Structures, Stabilities and Electronic Properties of Endo- and Exohedral Dodecahedral Silsesquioxane (T 12 -POSS) Nanosized Complexes with Atomic and Ionic Species

The structures of endohedral complexes of the polyhedral oligomeric silsesquioxane (POSS) cage molecule (HSiO 3/2 ) 12 , with both D 2d and D 6h starting cage symmetries, containing the atomic or ionic species: Li 0 , Li + , Li − , Na 0 , Na + , Na − , K 0 , K + , K − , F − , Cl − , Br − , He, Ne, Ar were optimized by density functional theory using B3LYP and the 6-311G(d,p) and 6-311 ++G(2d,2p) basis sets.
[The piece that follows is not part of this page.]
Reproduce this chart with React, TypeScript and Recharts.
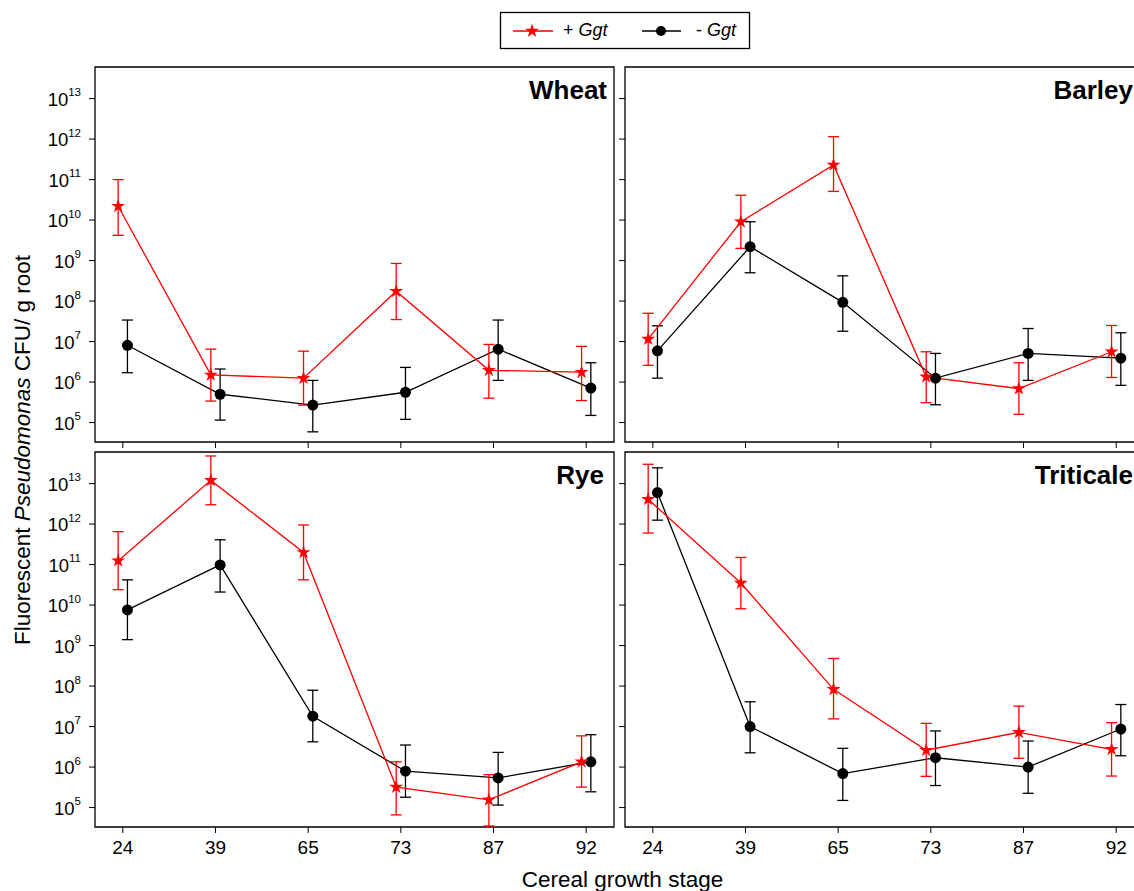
import React from "react";
import { ErrorBar, Line, LineChart, ReferenceArea, Symbols, XAxis, YAxis } from "recharts";

const FONT = "'Liberation Sans', Arial, Helvetica, sans-serif";
const RED = "#ff0000";

const stages = ["24", "39", "65", "73", "87", "92"];
const stageIdx = [0, 1, 2, 3, 4, 5];
const yTicks = [1e5, 1e6, 1e7, 1e8, 1e9, 1e10, 1e11, 1e12, 1e13];
const Y_MIN = 10 ** 4.52;
const Y_MAX = 10 ** 13.78;
const X_MIN = -0.3;
const X_MAX = 5.3;

// Wheat
const wheatPlus = [2.2e10, 1.5e6, 1.25e6, 1.75e8, 1.95e6, 1.75e6];
const wheatPlusHi = [1.0e11, 6.5e6, 5.8e6, 8.5e8, 8.5e6, 7.6e6];
const wheatPlusLo = [4.2e9, 3.4e5, 2.7e5, 3.5e7, 4.0e5, 3.5e5];
const wheatMinus = [8.1e6, 5.0e5, 2.7e5, 5.6e5, 6.5e6, 7.1e5];
const wheatMinusHi = [3.4e7, 2.1e6, 1.1e6, 2.3e6, 3.4e7, 3.0e6];
const wheatMinusLo = [1.7e6, 1.15e5, 5.9e4, 1.2e5, 1.1e6, 1.5e5];

// Barley
const barleyPlus = [1.15e7, 9.1e9, 2.3e11, 1.35e6, 6.9e5, 5.6e6];
const barleyPlusHi = [5.0e7, 4.1e10, 1.15e12, 5.6e6, 3.0e6, 2.5e7];
const barleyPlusLo = [2.6e6, 2.0e9, 5.1e10, 3.1e5, 1.6e5, 1.3e6];
const barleyMinus = [5.9e6, 2.2e9, 9.3e7, 1.25e6, 5.1e6, 3.9e6];
const barleyMinusHi = [2.45e7, 9.1e9, 4.2e8, 5.1e6, 2.1e7, 1.65e7];
const barleyMinusLo = [1.25e6, 5.0e8, 1.8e7, 2.75e5, 1.1e6, 8.3e5];

// Rye
const ryePlus = [1.25e11, 1.2e13, 2.0e11, 3.2e5, 1.55e5, 1.35e6];
const ryePlusHi = [6.5e11, 4.8e13, 9.5e11, 1.35e6, 6.5e5, 5.9e6];
const ryePlusLo = [2.4e10, 3.0e12, 4.2e10, 6.6e4, 3.5e4, 3.2e5];
const ryeMinus = [7.6e9, 9.8e10, 1.8e7, 7.9e5, 5.4e5, 1.35e6];
const ryeMinusHi = [4.2e10, 4.1e11, 7.9e7, 3.5e6, 2.3e6, 6.3e6];
const ryeMinusLo = [1.4e9, 2.1e10, 4.2e6, 1.8e5, 1.15e5, 2.45e5];

// Triticale
const triticalePlus = [4.1e12, 3.5e10, 8.3e7, 2.6e6, 7.2e6, 2.75e6];
const triticalePlusHi = [3.0e13, 1.5e11, 4.8e8, 1.2e7, 3.2e7, 1.25e7];
const triticalePlusLo = [6.0e11, 8.1e9, 1.55e7, 5.9e5, 1.65e6, 6.0e5];
const triticaleMinus = [6.0e12, 1.0e7, 6.9e5, 1.7e6, 1.0e6, 8.7e6];
const triticaleMinusHi = [2.45e13, 4.1e7, 2.9e6, 7.8e6, 4.4e6, 3.5e7];
const triticaleMinusLo = [1.25e12, 2.25e6, 1.5e5, 3.5e5, 2.25e5, 1.9e6];

type Pt = { x: number; y: number; err: [number, number] };

function series(vals: number[], lo: number[], hi: number[], shift: number): Pt[] {
  return vals.map((v, i) => ({ x: stageIdx[i] + shift, y: v, err: [v - lo[i], hi[i] - v] }));
}

const PowerTick = (props: any) => {
  const { x, y, payload } = props;
  const exp = Math.round(Math.log10(payload.value));
  return (
    <text x={x - 6} y={y + 7} textAnchor="end" fontSize={18.5} fill="#000" fontFamily={FONT}>
      10
      <tspan dy={-9.5} fontSize={11.5}>
        {exp}
      </tspan>
    </text>
  );
};

const EmptyTick = () => <g />;

const StarDot = (props: any) => {
  const { cx, cy, index } = props;
  if (cx == null || cy == null) return <g key={index} />;
  return <Symbols key={index} cx={cx} cy={cy} type="star" size={60} fill={RED} stroke="none" />;
};

type PanelProps = {
  left: number;
  top: number;
  width: number;
  height: number;
  yWidth: number;
  xHeight: number;
  showY: boolean;
  showX: boolean;
  plus: Pt[];
  minus: Pt[];
};

function Panel({ left, top, width, height, yWidth, xHeight, showY, showX, plus, minus }: PanelProps) {
  return (
    <div style={{ position: "absolute", left, top }}>
      <LineChart width={width} height={height} margin={{ top: 7, right: 5, left: 0, bottom: 0 }}>
        <XAxis
          dataKey="x"
          type="number"
          domain={[X_MIN, X_MAX]}
          allowDataOverflow
          ticks={stageIdx}
          tickFormatter={(v: number) => stages[v]}
          tick={showX ? { fontSize: 19, fill: "#000", fontFamily: FONT } : EmptyTick}
          tickSize={6}
          tickMargin={8}
          axisLine={false}
          tickLine={{ stroke: "#000", strokeWidth: 1 }}
          height={xHeight}
        />
        <YAxis
          type="number"
          scale="log"
          domain={[Y_MIN, Y_MAX]}
          allowDataOverflow
          ticks={yTicks}
          tick={showY ? PowerTick : EmptyTick}
          tickSize={6}
          axisLine={false}
          tickLine={{ stroke: "#000", strokeWidth: 1 }}
          width={yWidth}
        />
        <ReferenceArea
          x1={X_MIN}
          x2={X_MAX}
          y1={Y_MIN}
          y2={Y_MAX}
          fill="none"
          stroke="#000"
          strokeWidth={1.3}
          ifOverflow="visible"
        />
        <Line
          data={minus}
          dataKey="y"
          stroke="#000"
          strokeWidth={1.3}
          dot={{ r: 5.5, fill: "#000", stroke: "#000", strokeWidth: 0 }}
          isAnimationActive={false}
        >
          <ErrorBar dataKey="err" direction="y" width={5.5} stroke="#000" strokeWidth={1.3} />
        </Line>
        <Line
          data={plus}
          dataKey="y"
          stroke={RED}
          strokeWidth={1.3}
          dot={StarDot}
          isAnimationActive={false}
        >
          <ErrorBar dataKey="err" direction="y" width={5.5} stroke={RED} strokeWidth={1.3} />
        </Line>
      </LineChart>
    </div>
  );
}

export default function App() {
  const shift = 0.05;
  const panels = [
    { title: "Wheat", left: 0, top: 60, yWidth: 95, showY: true, showX: false, titleRight: 607,
      plus: series(wheatPlus, wheatPlusLo, wheatPlusHi, -shift), minus: series(wheatMinus, wheatMinusLo, wheatMinusHi, shift) },
    { title: "Barley", left: 619, top: 60, yWidth: 6, showY: false, showX: false, titleRight: 1133,
      plus: series(barleyPlus, barleyPlusLo, barleyPlusHi, -shift), minus: series(barleyMinus, barleyMinusLo, barleyMinusHi, shift) },
    { title: "Rye", left: 0, top: 445, yWidth: 95, showY: true, showX: true, titleRight: 604,
      plus: series(ryePlus, ryePlusLo, ryePlusHi, -shift), minus: series(ryeMinus, ryeMinusLo, ryeMinusHi, shift) },
    { title: "Triticale", left: 619, top: 445, yWidth: 6, showY: false, showX: true, titleRight: 1133,
      plus: series(triticalePlus, triticalePlusLo, triticalePlusHi, -shift), minus: series(triticaleMinus, triticaleMinusLo, triticaleMinusHi, shift) },
  ];

  return (
    <div
      style={{
        position: "absolute",
        left: 0,
        top: 0,
        width: 1134,
        height: 891,
        overflow: "hidden",
        background: "#fff",
        fontFamily: FONT,
      }}
    >
      {panels.map((p) => {
        const xHeight = p.showX ? 40 : 8;
        return (
          <Panel
            key={p.title}
            left={p.left}
            top={p.top}
            width={p.yWidth + 519 + 5}
            height={7 + 375 + xHeight}
            yWidth={p.yWidth}
            xHeight={xHeight}
            showY={p.showY}
            showX={p.showX}
            plus={p.plus}
            minus={p.minus}
          />
        );
      })}
      <svg
        width={1134}
        height={891}
        style={{ position: "absolute", left: 0, top: 0, pointerEvents: "none" }}
        fontFamily={FONT}
      >
        {panels.map((p) => (
          <text key={p.title} x={p.titleRight} y={p.top + 7 + 32} textAnchor="end" fontSize={26} fontWeight="bold" fill="#000">
            {p.title}
          </text>
        ))}
        <text x={29.5} y={450} transform="rotate(-90, 29.5, 450)" textAnchor="middle" fontSize={22.5} fill="#000">
          Fluorescent <tspan fontStyle="italic">Pseudomonas</tspan> CFU/ g root
        </text>
        <text x={622.5} y={887} textAnchor="middle" fontSize={22.5} fill="#000">
          Cereal growth stage
        </text>
        <g>
          <rect x={500.5} y={12.5} width={249} height={36} fill="#fff" stroke="#000" strokeWidth={1.3} />
          <line x1={513} x2={553} y1={31} y2={31} stroke={RED} strokeWidth={1.3} />
          <Symbols cx={532} cy={31} type="star" size={60} fill={RED} />
          <text x={563} y={36} fontSize={18} fill="#000">
            + <tspan fontStyle="italic">Ggt</tspan>
          </text>
          <line x1={642} x2={681} y1={31} y2={31} stroke="#000" strokeWidth={1.3} />
          <circle cx={661} cy={31} r={5} fill="#000" />
          <text x={696} y={36} fontSize={18} fill="#000">
            - <tspan fontStyle="italic">Ggt</tspan>
          </text>
        </g>
      </svg>
    </div>
  );
}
The exohedral Li + , Na + , K + , K − , F − , Cl − , Br − , He, Ne, Ar complexes, were also optimized. The properties of these complexes depend on the nature of the species encapsulated in, or bound to, the (HSiO 3/2 ) 12 cage. Noble gas (He, Ne and Ar) encapsulation in (HSiO 3/2 ) 12 has almost no effect on the cage geometry. Alkali metal cation encapsulation, in contrast, exhibits attractive interactions with cage oxygen atoms, leading to cage shrinkage. Halide ion encapsulation expands the cage. The endohedral X@(HSiO 3/2 ) 12 (X = Li + , Na + , K + , F − , Cl − , Br − , He and Ne) complexes form exothermically from the isolated species. The very low ionization potentials of endohedral Li 0 , Na 0 , K 0 complexes suggest that they behave like “superalkalis”. Several endohedral complexes with small guests appear to be viable synthetic targets. The D 2d symmetry of the empty cage was the minimum energy structure in accord with experiment. An exohedral fluoride penetrates the D 6h cage to form the endohedral complex without a barrier.